In this context, the search for environmentally friendly and low-cost technologies is of great importance. Bioremediation is a popular alternative to conventional treatment methods and especially white rot fungi (WRF) have been successfully documented for their ability to remove various organic pollutants i.e. PAHs, PCBs, textile dyes, pesticides, as well as EDCs (as described in a review elsewhere [18], [19], [20], [21]).

The white rot fungus Pleurotus sp., also called oyster, abalone or tree mushroom, is one of the most commonly cultivated edible mushrooms in the world. Mushroom farming is a profitable business and because Pleurotus (mainly Pleurotus ostreatus) is fairly easy to cultivate and to fructificate, there are many growing farms around the world (mainly in Europe and the U.S.A.), producing fruiting bodies as well as tons of re-usable biowaste. This biowaste usually consists of ligno-cellulosic substrate (straw, wood chips, fruit waste etc.) and Pleurotus mycelia. Because of the great bioremediation potential of Pleurotus ostreatus [21], [22], [23], re-use of this biological waste in organic pollutant degradation represents a promising environmentally friendly technology.

This study was performed to examine the degradation of the main representatives of endocrine disrupting compounds by the commercially available, edible white rot P. ostreatus strain HK 35 in augmented bioreactors when our preliminary experiments without fungal inoculation did not show significant removal of EDCs.

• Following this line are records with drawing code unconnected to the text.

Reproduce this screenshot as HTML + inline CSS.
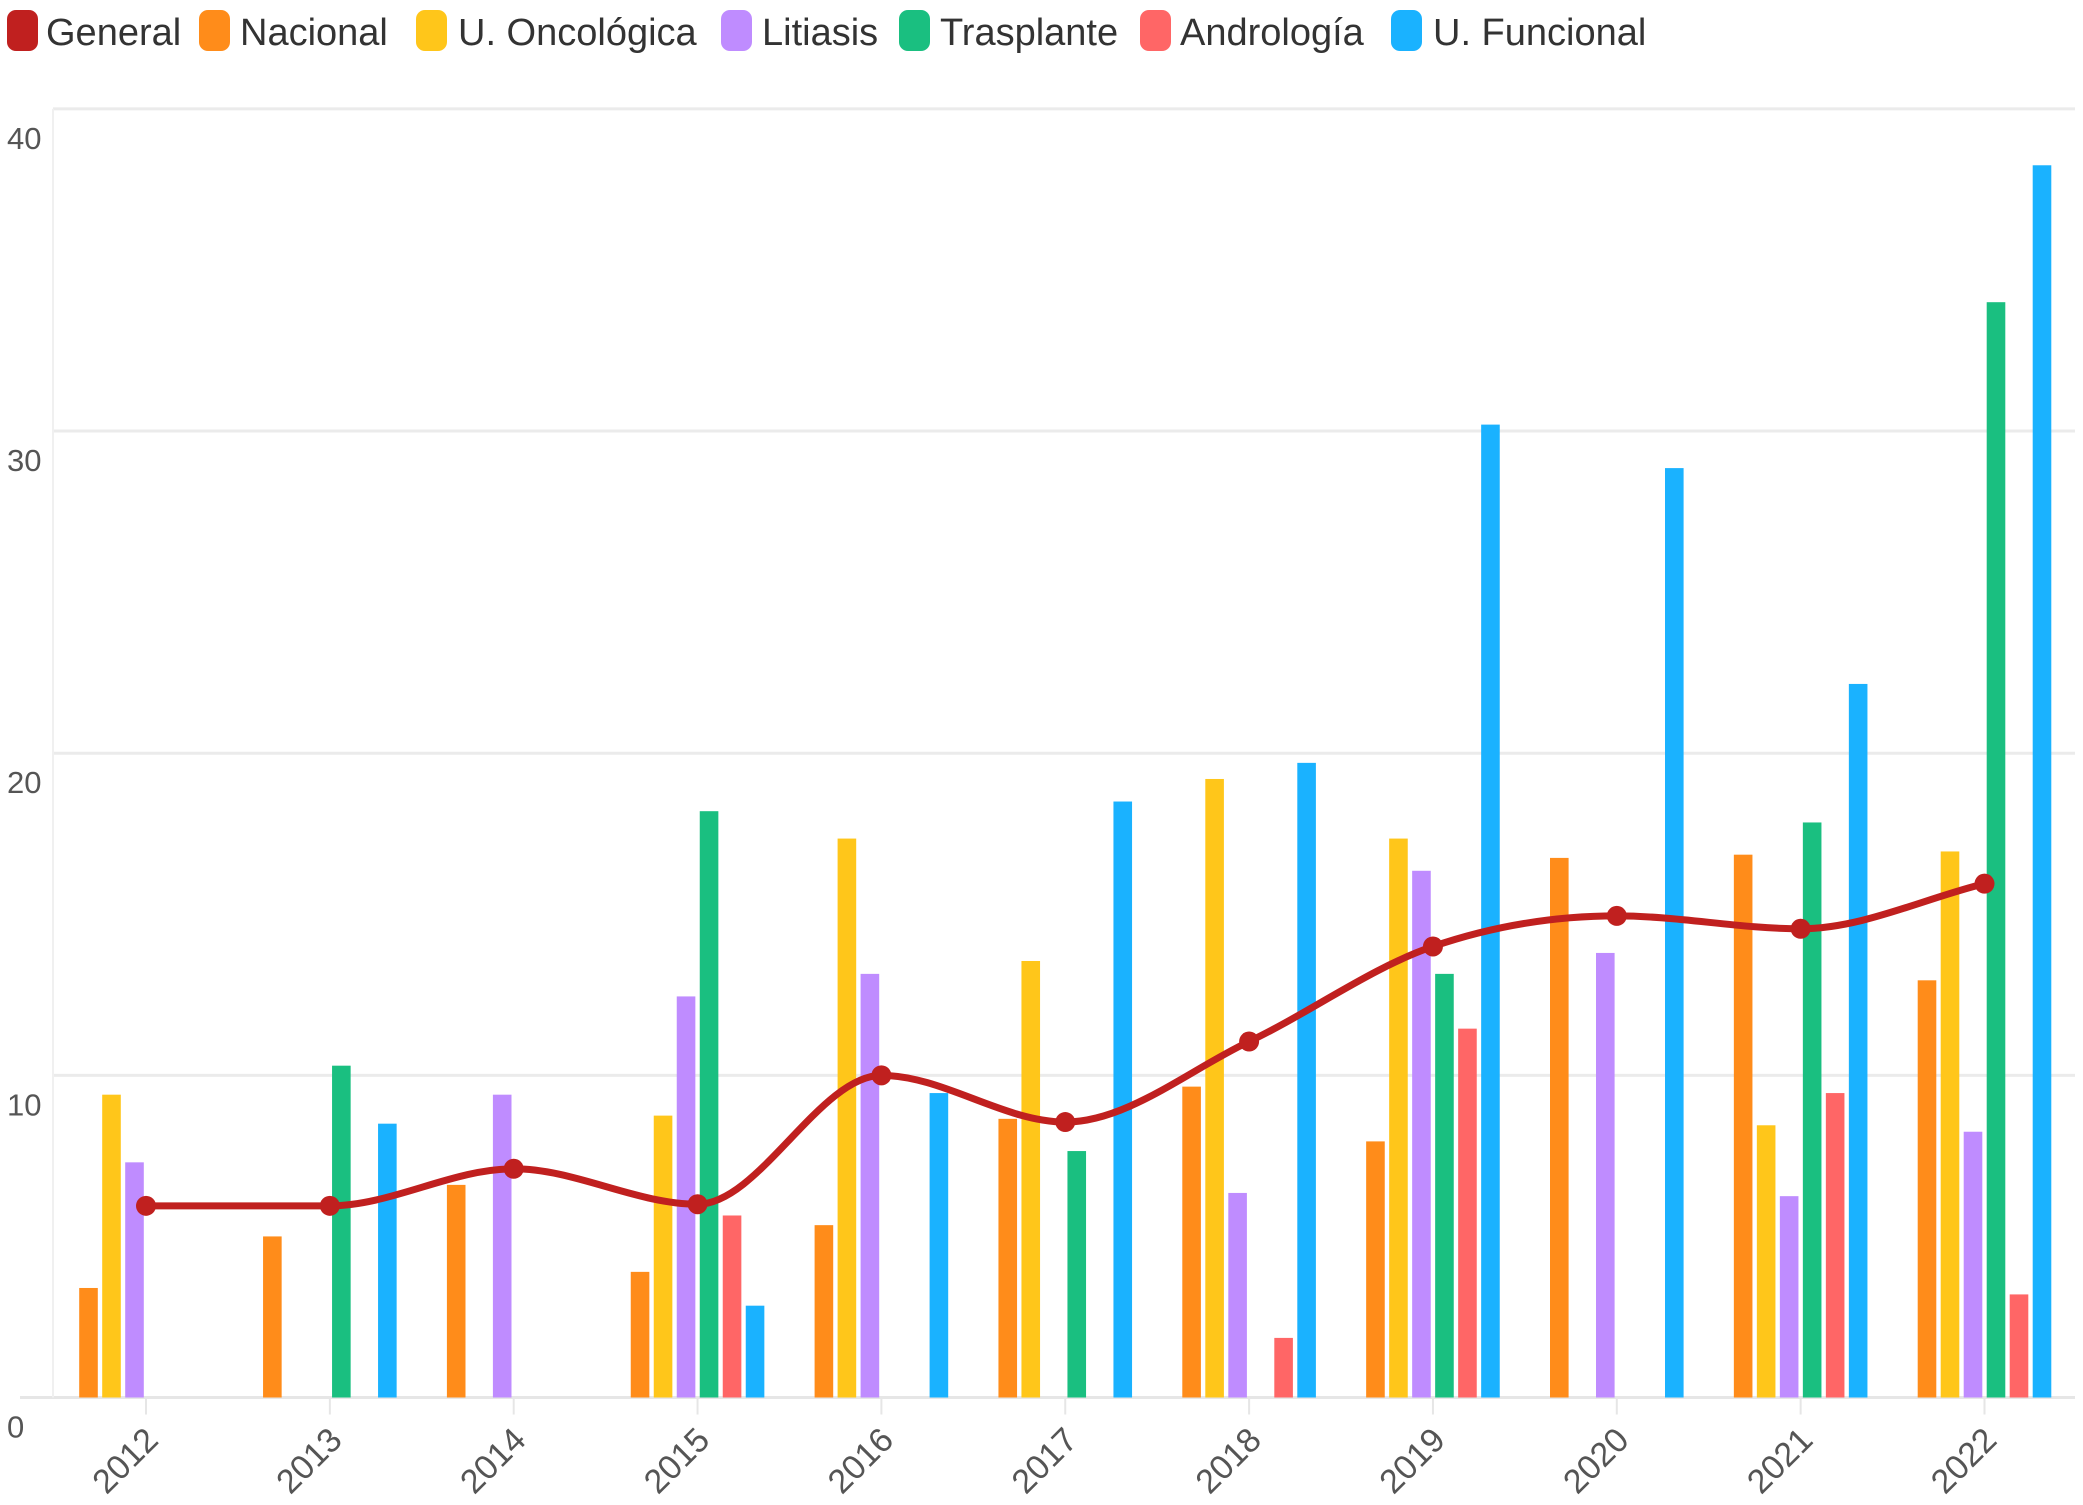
<!DOCTYPE html>
<html><head><meta charset="utf-8"><style>
html,body{margin:0;padding:0;background:#fff;}
svg{display:block;font-family:"Liberation Sans",sans-serif;}
</style></head><body>
<svg id="chart" width="2083" height="1505" viewBox="0 0 2083 1505" xmlns="http://www.w3.org/2000/svg"></svg>
<script>
const categories=["2012","2013","2014","2015","2016","2017","2018","2019","2020","2021","2022"];
const seriesNames=["Nacional","U. Oncológica","Litiasis","Trasplante","Andrología","U. Funcional"];
const nacional=[3.4,5.0,6.6,3.9,5.35,8.65,9.65,7.95,16.75,16.85,12.95];
const oncologica=[9.4,0,0,8.75,17.35,13.55,19.2,17.35,0,8.45,16.95];
const litiasis=[7.3,0,9.4,12.45,13.15,0,6.35,16.35,13.8,6.25,8.25];
const trasplante=[0,10.3,0,18.2,0,7.65,0,13.15,0,17.85,34.0];
const andrologia=[0,0,0,5.65,0,0,1.85,11.45,0,9.45,3.2];
const funcional=[0,8.5,0,2.85,9.45,18.5,19.7,30.2,28.85,22.15,38.25];
const general=[5.95,5.95,7.1,6.0,10.0,8.55,11.05,14.0,14.95,14.55,15.95];
const yTicks=[0,10,20,30,40];

const NS="http://www.w3.org/2000/svg";
const svg=document.getElementById('chart');
const colors=["#ff8c1a","#ffc61a","#bf8cff","#1abf80","#ff6666","#1ab2ff"];
const genColor="#c0201f";
const plotL=53,plotR=2075,y0=1397.5,y40=108.9;
const yScale=v=>y0-(v/40)*(y0-y40);
const cx0=146,step=183.85;
const xScale=i=>cx0+i*step;
function mk(tag,attrs,parent){const e=document.createElementNS(NS,tag);for(const k in attrs)e.setAttribute(k,attrs[k]);(parent||svg).appendChild(e);return e;}

// legend
const legend=mk('g',{});


const legItems=[["General",genColor,7,46],["Nacional",colors[0],199,240],["U. Oncológica",colors[1],416,458],["Litiasis",colors[2],721,762],["Trasplante",colors[3],899,940],["Andrología",colors[4],1140,1180],["U. Funcional",colors[5],1391,1433]];
legItems.forEach(it=>{
  const g=mk('g',{},legend);
  
  
  mk('rect',{x:it[2],y:10,width:31,height:41,rx:9,fill:it[1]},g);
  const t=mk('text',{x:it[3],y:45,'font-size':38,fill:'#333'},g);t.textContent=it[0];
});

// grid
const grid=mk('g',{});


yTicks.forEach(v=>{
  const y=yScale(v);
  mk('line',{x1:v===0?20:plotL,x2:plotR,y1:y,y2:y,stroke:v===0?'#e6e6e6':'#ebebeb','stroke-width':3},grid);
  const t=mk('text',{x:7,y:y+40,'font-size':31,fill:'#555'},grid);
  
  
  t.textContent=v;
});
mk('line',{x1:plotL,x2:plotL,y1:y40,y2:y0,stroke:'#f0f0f0','stroke-width':2},grid);

// bars
const series=[nacional,oncologica,litiasis,trasplante,andrologia,funcional];
const offs=[-57.5,-34.5,-11.5,11.5,34.5,57.5];
const bw=18.6;
const bars=mk('g',{});


series.forEach((arr,s)=>{
  arr.forEach((v,i)=>{
    if(!v)return;
    const x=xScale(i)+offs[s]-bw/2,y=yScale(v);
    const r=mk('rect',{x:x,y:y,width:bw,height:y0-y,fill:colors[s]},bars);
    
    
  });
});

// x axis
const xa=mk('g',{});


categories.forEach((c,i)=>{
  const x=xScale(i);
  mk('line',{x1:x,x2:x,y1:y0,y2:y0+17,stroke:'#e6e6e6','stroke-width':2},xa);
  const tx=x+14,ty=1442;
  const t=mk('text',{x:tx,y:ty,'font-size':34,fill:'#555','text-anchor':'end',transform:`rotate(-45 ${tx} ${ty})`},xa);
  
  
  t.textContent=c;
});

// general line (monotone cubic)
const pts=general.map((v,i)=>[xScale(i),yScale(v)]);
function monotone(p){
  const n=p.length,d=[],m=[];
  for(let i=0;i<n-1;i++)d.push((p[i+1][1]-p[i][1])/(p[i+1][0]-p[i][0]));
  for(let i=0;i<n;i++){
    if(i===0)m.push(d[0]);else if(i===n-1)m.push(d[n-2]);
    else m.push(d[i-1]*d[i]<=0?0:(d[i-1]+d[i])/2);
  }
  for(let i=0;i<n-1;i++){
    if(d[i]===0){m[i]=0;m[i+1]=0;continue;}
    const a=m[i]/d[i],b=m[i+1]/d[i],h=a*a+b*b;
    if(h>9){const t=3/Math.sqrt(h);m[i]=t*a*d[i];m[i+1]=t*b*d[i];}
  }
  let s=`M${p[0][0]},${p[0][1]}`;
  for(let i=0;i<n-1;i++){
    const dx=(p[i+1][0]-p[i][0])/3;
    s+=` C${p[i][0]+dx},${p[i][1]+m[i]*dx} ${p[i+1][0]-dx},${p[i+1][1]-m[i+1]*dx} ${p[i+1][0]},${p[i+1][1]}`;
  }
  return s;
}
const line=mk('path',{d:monotone(pts),fill:'none',stroke:genColor,'stroke-width':7,'stroke-linecap':'round'});


pts.forEach((p,i)=>{
  const c=mk('circle',{cx:p[0],cy:p[1],r:10,fill:genColor});
  
  
});
</script>
</body></html>
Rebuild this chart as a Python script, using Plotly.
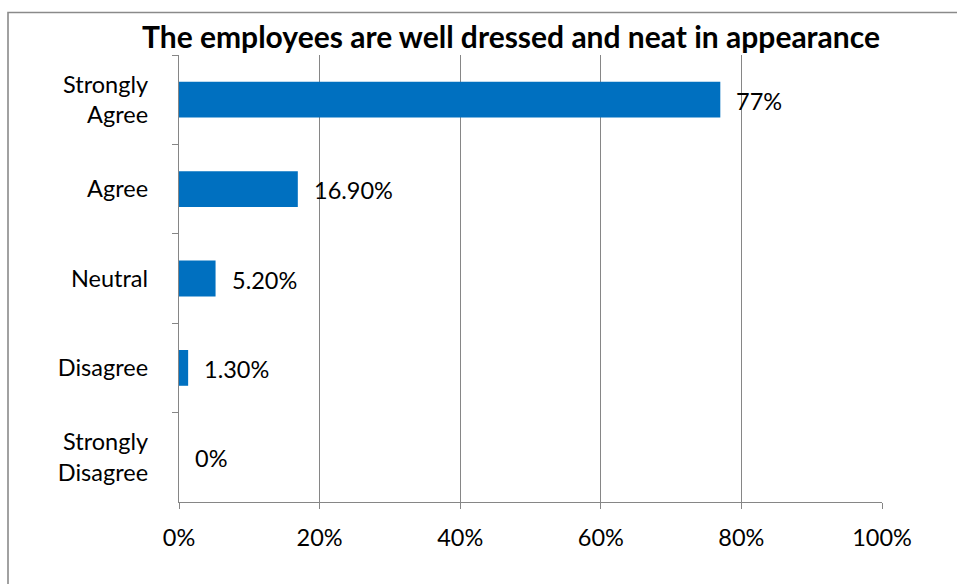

The experiments using fungi were designed to explore the degradation ability under various regimes and conditions, including different matrices (tap water and wastewater) representing distinct microbial populations as well as different EDC concentration levels in fortified and real wastewater. Initially, the degradation ability of HK 35 strain was compared with the known 3004 strain described in the literature for its degradation efficiency under model laboratory conditions (static cultivation, complex medium) [21]. In the next step, the strain was tested in a laboratory-scale continuous-flow reactor. Then the strain was examined in a scaled-up reactor on a stationary packed bed and for continuous flow trickle-bed regimes. Finally, the function of the trickle-bed arrangement was verified at a WWTP locality. The removal process and its efficiency were assessed using various methods including analytical EDC determination, detection of residual estrogenic activity, ligninolytic enzyme activity and phospholipid fatty acid (PLFA) analysis, in order to monitor the fungal and bacterial biomass.